▶ [SET TASK]: Leave out any pictures and transcribe all other data below exactly.

====== GIVEN INFORMATION ======

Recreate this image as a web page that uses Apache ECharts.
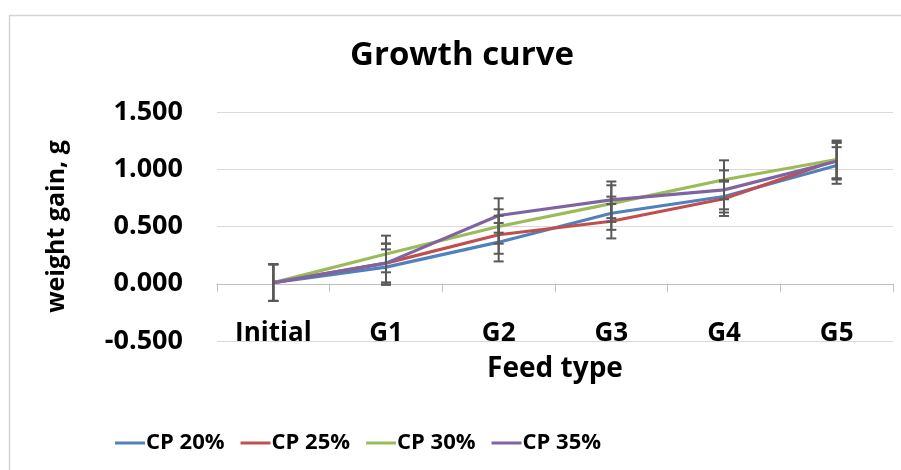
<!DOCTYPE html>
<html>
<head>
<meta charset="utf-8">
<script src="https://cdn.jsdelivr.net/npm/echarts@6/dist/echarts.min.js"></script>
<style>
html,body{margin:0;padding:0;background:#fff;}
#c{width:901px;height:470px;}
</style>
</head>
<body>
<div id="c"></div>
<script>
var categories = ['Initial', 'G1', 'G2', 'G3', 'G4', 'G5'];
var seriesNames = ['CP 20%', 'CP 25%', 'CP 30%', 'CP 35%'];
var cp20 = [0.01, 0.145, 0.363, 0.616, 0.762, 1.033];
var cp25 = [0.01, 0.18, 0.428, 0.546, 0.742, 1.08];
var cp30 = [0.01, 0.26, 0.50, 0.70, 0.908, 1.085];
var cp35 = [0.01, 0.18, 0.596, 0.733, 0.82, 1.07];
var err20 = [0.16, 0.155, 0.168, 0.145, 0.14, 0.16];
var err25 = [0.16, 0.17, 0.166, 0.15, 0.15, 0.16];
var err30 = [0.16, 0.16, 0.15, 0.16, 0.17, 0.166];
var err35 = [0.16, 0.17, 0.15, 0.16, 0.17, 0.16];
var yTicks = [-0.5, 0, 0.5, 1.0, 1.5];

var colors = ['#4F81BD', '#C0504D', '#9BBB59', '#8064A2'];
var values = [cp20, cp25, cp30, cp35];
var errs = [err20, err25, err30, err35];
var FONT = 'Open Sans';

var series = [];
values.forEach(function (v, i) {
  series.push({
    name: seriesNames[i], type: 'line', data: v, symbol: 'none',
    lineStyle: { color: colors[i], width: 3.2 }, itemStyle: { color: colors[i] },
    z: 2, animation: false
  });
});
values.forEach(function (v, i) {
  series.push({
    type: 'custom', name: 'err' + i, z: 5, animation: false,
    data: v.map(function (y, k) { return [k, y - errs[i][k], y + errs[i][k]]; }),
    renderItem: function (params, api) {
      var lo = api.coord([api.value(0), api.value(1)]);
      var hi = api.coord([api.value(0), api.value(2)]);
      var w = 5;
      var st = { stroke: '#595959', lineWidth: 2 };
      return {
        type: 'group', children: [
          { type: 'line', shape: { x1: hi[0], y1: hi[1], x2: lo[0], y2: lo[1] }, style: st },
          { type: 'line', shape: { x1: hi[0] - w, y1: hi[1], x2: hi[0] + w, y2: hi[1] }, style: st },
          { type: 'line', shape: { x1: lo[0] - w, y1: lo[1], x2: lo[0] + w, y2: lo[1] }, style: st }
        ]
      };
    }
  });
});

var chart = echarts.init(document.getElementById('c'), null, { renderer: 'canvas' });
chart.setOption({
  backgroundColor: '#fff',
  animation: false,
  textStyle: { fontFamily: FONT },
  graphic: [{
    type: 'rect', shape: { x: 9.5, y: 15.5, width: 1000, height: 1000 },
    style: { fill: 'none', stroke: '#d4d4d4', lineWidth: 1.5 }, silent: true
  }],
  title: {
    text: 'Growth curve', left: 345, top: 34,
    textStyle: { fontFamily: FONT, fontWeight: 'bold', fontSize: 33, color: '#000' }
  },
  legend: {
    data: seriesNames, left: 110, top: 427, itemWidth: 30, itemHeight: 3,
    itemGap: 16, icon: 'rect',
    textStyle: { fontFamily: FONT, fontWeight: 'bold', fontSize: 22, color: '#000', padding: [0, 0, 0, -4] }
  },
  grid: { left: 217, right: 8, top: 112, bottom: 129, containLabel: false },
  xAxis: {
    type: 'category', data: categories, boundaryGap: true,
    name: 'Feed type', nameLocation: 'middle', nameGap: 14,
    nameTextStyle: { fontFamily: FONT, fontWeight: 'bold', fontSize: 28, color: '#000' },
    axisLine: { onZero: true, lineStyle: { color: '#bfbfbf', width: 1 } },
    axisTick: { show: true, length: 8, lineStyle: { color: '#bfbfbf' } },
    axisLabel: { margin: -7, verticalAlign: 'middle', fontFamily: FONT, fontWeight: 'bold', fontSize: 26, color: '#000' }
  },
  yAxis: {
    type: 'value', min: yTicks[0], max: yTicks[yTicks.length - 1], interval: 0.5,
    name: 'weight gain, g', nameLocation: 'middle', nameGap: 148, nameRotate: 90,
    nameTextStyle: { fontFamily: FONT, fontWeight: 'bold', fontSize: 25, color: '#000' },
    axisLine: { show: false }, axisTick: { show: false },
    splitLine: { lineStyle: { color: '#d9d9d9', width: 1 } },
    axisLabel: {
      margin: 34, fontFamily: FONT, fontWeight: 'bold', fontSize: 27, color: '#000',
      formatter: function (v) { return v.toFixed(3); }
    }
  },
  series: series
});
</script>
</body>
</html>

======

▶ [RESPONSE BELOW]:
Recreate this image as a web page that uses Apache ECharts.
<!DOCTYPE html>
<html>
<head>
<meta charset="utf-8">
<script src="https://cdn.jsdelivr.net/npm/echarts@6/dist/echarts.min.js"></script>
<style>
html,body{margin:0;padding:0;background:#fff;}
#c{width:901px;height:470px;}
</style>
</head>
<body>
<div id="c"></div>
<script>
var categories = ['Initial', 'G1', 'G2', 'G3', 'G4', 'G5'];
var seriesNames = ['CP 20%', 'CP 25%', 'CP 30%', 'CP 35%'];
var cp20 = [0.01, 0.145, 0.363, 0.616, 0.762, 1.033];
var cp25 = [0.01, 0.18, 0.428, 0.546, 0.742, 1.08];
var cp30 = [0.01, 0.26, 0.50, 0.70, 0.908, 1.085];
var cp35 = [0.01, 0.18, 0.596, 0.733, 0.82, 1.07];
var err20 = [0.16, 0.155, 0.168, 0.145, 0.14, 0.16];
var err25 = [0.16, 0.17, 0.166, 0.15, 0.15, 0.16];
var err30 = [0.16, 0.16, 0.15, 0.16, 0.17, 0.166];
var err35 = [0.16, 0.17, 0.15, 0.16, 0.17, 0.16];
var yTicks = [-0.5, 0, 0.5, 1.0, 1.5];

var colors = ['#4F81BD', '#C0504D', '#9BBB59', '#8064A2'];
var values = [cp20, cp25, cp30, cp35];
var errs = [err20, err25, err30, err35];
var FONT = 'Open Sans';

var series = [];
values.forEach(function (v, i) {
  series.push({
    name: seriesNames[i], type: 'line', data: v, symbol: 'none',
    lineStyle: { color: colors[i], width: 3.2 }, itemStyle: { color: colors[i] },
    z: 2, animation: false
  });
});
values.forEach(function (v, i) {
  series.push({
    type: 'custom', name: 'err' + i, z: 5, animation: false,
    data: v.map(function (y, k) { return [k, y - errs[i][k], y + errs[i][k]]; }),
    renderItem: function (params, api) {
      var lo = api.coord([api.value(0), api.value(1)]);
      var hi = api.coord([api.value(0), api.value(2)]);
      var w = 5;
      var st = { stroke: '#595959', lineWidth: 2 };
      return {
        type: 'group', children: [
          { type: 'line', shape: { x1: hi[0], y1: hi[1], x2: lo[0], y2: lo[1] }, style: st },
          { type: 'line', shape: { x1: hi[0] - w, y1: hi[1], x2: hi[0] + w, y2: hi[1] }, style: st },
          { type: 'line', shape: { x1: lo[0] - w, y1: lo[1], x2: lo[0] + w, y2: lo[1] }, style: st }
        ]
      };
    }
  });
});

var chart = echarts.init(document.getElementById('c'), null, { renderer: 'canvas' });
chart.setOption({
  backgroundColor: '#fff',
  animation: false,
  textStyle: { fontFamily: FONT },
  graphic: [{
    type: 'rect', shape: { x: 9.5, y: 15.5, width: 1000, height: 1000 },
    style: { fill: 'none', stroke: '#d4d4d4', lineWidth: 1.5 }, silent: true
  }],
  title: {
    text: 'Growth curve', left: 345, top: 34,
    textStyle: { fontFamily: FONT, fontWeight: 'bold', fontSize: 33, color: '#000' }
  },
  legend: {
    data: seriesNames, left: 110, top: 427, itemWidth: 30, itemHeight: 3,
    itemGap: 16, icon: 'rect',
    textStyle: { fontFamily: FONT, fontWeight: 'bold', fontSize: 22, color: '#000', padding: [0, 0, 0, -4] }
  },
  grid: { left: 217, right: 8, top: 112, bottom: 129, containLabel: false },
  xAxis: {
    type: 'category', data: categories, boundaryGap: true,
    name: 'Feed type', nameLocation: 'middle', nameGap: 14,
    nameTextStyle: { fontFamily: FONT, fontWeight: 'bold', fontSize: 28, color: '#000' },
    axisLine: { onZero: true, lineStyle: { color: '#bfbfbf', width: 1 } },
    axisTick: { show: true, length: 8, lineStyle: { color: '#bfbfbf' } },
    axisLabel: { margin: -7, verticalAlign: 'middle', fontFamily: FONT, fontWeight: 'bold', fontSize: 26, color: '#000' }
  },
  yAxis: {
    type: 'value', min: yTicks[0], max: yTicks[yTicks.length - 1], interval: 0.5,
    name: 'weight gain, g', nameLocation: 'middle', nameGap: 148, nameRotate: 90,
    nameTextStyle: { fontFamily: FONT, fontWeight: 'bold', fontSize: 25, color: '#000' },
    axisLine: { show: false }, axisTick: { show: false },
    splitLine: { lineStyle: { color: '#d9d9d9', width: 1 } },
    axisLabel: {
      margin: 34, fontFamily: FONT, fontWeight: 'bold', fontSize: 27, color: '#000',
      formatter: function (v) { return v.toFixed(3); }
    }
  },
  series: series
});
</script>
</body>
</html>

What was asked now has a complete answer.